[BEGIN Entries supplied]
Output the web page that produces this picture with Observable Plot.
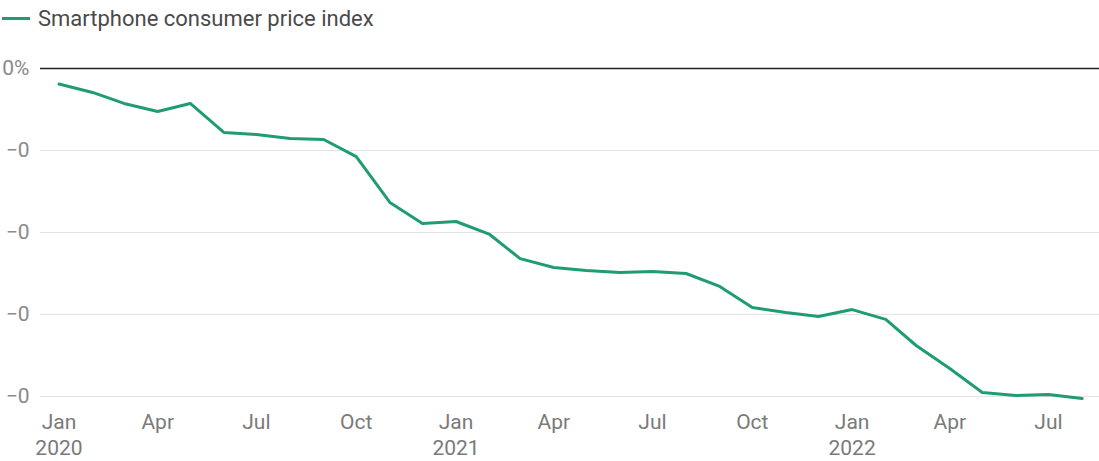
[END Entries supplied]
[BEGIN Entries supplied]
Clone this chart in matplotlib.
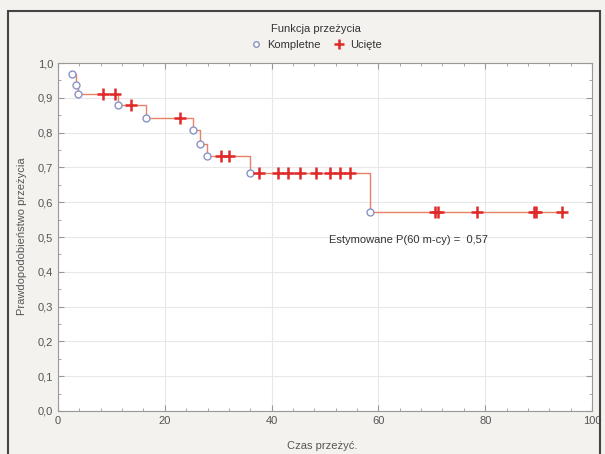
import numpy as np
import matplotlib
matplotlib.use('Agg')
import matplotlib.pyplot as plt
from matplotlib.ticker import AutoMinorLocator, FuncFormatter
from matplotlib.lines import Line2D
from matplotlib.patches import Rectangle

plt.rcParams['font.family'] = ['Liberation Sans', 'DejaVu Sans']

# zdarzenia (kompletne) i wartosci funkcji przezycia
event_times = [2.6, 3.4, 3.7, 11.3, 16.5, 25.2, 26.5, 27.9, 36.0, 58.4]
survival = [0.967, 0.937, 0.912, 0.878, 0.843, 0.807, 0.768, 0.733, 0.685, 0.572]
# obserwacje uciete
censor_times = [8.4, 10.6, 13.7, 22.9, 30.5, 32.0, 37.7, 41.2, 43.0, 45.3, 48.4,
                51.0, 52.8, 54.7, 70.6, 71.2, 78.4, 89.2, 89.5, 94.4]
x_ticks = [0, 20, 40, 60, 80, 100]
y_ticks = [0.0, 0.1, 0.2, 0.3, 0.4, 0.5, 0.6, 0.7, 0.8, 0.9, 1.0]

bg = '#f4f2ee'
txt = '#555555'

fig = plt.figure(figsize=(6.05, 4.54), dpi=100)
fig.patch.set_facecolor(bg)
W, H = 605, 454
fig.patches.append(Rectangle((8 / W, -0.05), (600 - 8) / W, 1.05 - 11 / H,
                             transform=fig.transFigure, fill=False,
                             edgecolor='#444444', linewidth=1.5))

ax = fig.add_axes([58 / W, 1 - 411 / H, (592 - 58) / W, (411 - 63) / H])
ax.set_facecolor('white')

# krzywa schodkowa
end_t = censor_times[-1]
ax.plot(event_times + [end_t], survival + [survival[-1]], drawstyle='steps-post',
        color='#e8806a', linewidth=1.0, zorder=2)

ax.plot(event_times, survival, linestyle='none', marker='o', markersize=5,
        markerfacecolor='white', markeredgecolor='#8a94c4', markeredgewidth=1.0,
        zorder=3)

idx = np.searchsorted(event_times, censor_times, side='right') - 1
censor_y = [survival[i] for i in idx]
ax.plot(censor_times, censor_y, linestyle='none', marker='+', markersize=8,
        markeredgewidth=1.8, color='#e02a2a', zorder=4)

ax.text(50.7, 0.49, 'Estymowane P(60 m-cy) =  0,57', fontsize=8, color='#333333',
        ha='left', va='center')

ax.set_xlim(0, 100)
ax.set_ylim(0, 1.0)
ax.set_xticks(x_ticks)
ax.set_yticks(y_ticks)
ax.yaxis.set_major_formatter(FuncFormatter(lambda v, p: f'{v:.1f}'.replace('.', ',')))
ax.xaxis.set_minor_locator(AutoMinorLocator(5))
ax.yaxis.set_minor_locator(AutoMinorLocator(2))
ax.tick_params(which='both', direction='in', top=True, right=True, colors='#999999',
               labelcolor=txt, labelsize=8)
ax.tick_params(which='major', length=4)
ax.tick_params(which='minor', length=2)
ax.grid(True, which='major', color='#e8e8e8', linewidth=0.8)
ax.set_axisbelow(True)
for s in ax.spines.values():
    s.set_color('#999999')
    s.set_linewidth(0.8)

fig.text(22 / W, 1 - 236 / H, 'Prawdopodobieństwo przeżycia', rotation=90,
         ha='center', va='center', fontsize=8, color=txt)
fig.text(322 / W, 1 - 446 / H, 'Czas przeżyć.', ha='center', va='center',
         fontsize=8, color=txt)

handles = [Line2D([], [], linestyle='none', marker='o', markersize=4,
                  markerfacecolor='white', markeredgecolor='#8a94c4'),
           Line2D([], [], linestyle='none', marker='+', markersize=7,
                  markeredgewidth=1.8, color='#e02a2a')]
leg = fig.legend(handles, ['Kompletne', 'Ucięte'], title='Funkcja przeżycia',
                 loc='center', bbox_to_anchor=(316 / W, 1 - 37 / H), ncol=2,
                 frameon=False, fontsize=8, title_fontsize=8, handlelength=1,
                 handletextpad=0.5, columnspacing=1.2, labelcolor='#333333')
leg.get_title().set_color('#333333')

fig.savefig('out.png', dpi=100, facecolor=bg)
[END Entries supplied]
= What the exercise asks =
The lines you need run from the one containing "Clone this chart in matplotlib." down to the one containing "0.8, 0.9, 1.0]"; print them exactly, both ends included, and leave out pictures.

= Response for this exercise =
Clone this chart in matplotlib.
import numpy as np
import matplotlib
matplotlib.use('Agg')
import matplotlib.pyplot as plt
from matplotlib.ticker import AutoMinorLocator, FuncFormatter
from matplotlib.lines import Line2D
from matplotlib.patches import Rectangle

plt.rcParams['font.family'] = ['Liberation Sans', 'DejaVu Sans']

# zdarzenia (kompletne) i wartosci funkcji przezycia
event_times = [2.6, 3.4, 3.7, 11.3, 16.5, 25.2, 26.5, 27.9, 36.0, 58.4]
survival = [0.967, 0.937, 0.912, 0.878, 0.843, 0.807, 0.768, 0.733, 0.685, 0.572]
# obserwacje uciete
censor_times = [8.4, 10.6, 13.7, 22.9, 30.5, 32.0, 37.7, 41.2, 43.0, 45.3, 48.4,
                51.0, 52.8, 54.7, 70.6, 71.2, 78.4, 89.2, 89.5, 94.4]
x_ticks = [0, 20, 40, 60, 80, 100]
y_ticks = [0.0, 0.1, 0.2, 0.3, 0.4, 0.5, 0.6, 0.7, 0.8, 0.9, 1.0]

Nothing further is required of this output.